Confederate Organisations: Western and Gulf Coast Theatres
Go to Eastern and Appalachian Theatres / Trans-Mississippi and Frontier Theatres / Atlantic Coast Theatre
The Western Theatre broadly covers the states of Kentucky, Tennessee, Mississippi and adjacent operational regions in Louisiana, Florida Georgia, Illinois, Indiana, Ohio, South Carolina, and North Carolina.
The Gulf Coast Theatre broadly covers the western part of Florida, the eastern part of Louisiana, and the southern parts of Alabama, Mississippi, and adjacent operational regions. From June 1862, it was effectively subordinated to the operations of the Western Theatre so it is described as part of the Western Theatre.
This was the decisive theatre of operations where the foundations of Union victory were firmly established. Being geographically central, operations in this theatre inevitably impinged on and overlapped with all the other theatres of war. Confederate military organisation evolved in response both to Union incursions and to facilitate offensive operations. The primary focus was on two main lines of possible advance by the Union Army, both assisted by naval forces on the inland rivers. The first followed the line of the Mississippi southwards and the second followed the line of the Tennessee River into northern Georgia from 1862 to 1864. The exploitation of the latter advance in late 1864 and 1865 took dominant Union forces from the western theatre across Georgia to the Atlantic Coast and then north through the Carolinas.
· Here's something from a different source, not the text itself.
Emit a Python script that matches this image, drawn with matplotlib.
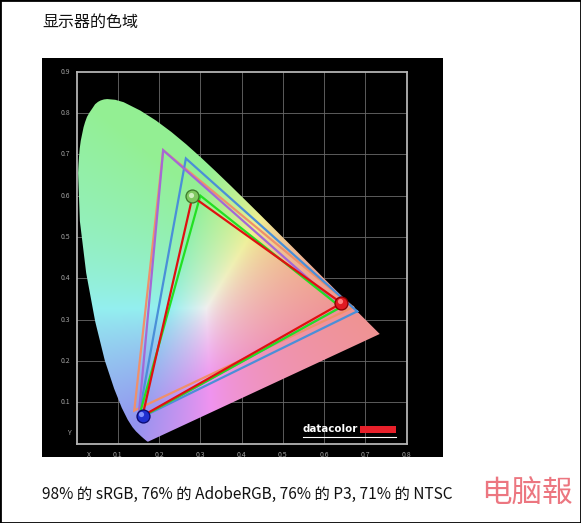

The very first large-scale military organisation of the Confederacy was the Department of Louisiana, created before the outbreak of war to defend New Orleans, the most populous city of the South and the gateway to the Mississippi. The Confederates understood that the Mississippi River was a vital strategic artery and access to it needed to be defended as an urgent priority. Furthermore, the Confederacy’s economic and strategic dependence on cotton exports required every available port to be held open and their fortifications to be acquired by State or national troops. The unofficial Department was re-designated briefly as the District of Louisiana after war broke out, but the first significant Confederate formation was Department No 1, established on 27 May 1861, comprising the state of Louisiana except along the Mississippi River north of the 31st parallel: and also, southern Mississippi and southern Alabama including Mobile. The remainder of Mississippi, northwestern Louisiana, and Alabama came under the counterpart Department No 2 better known as the Western Department.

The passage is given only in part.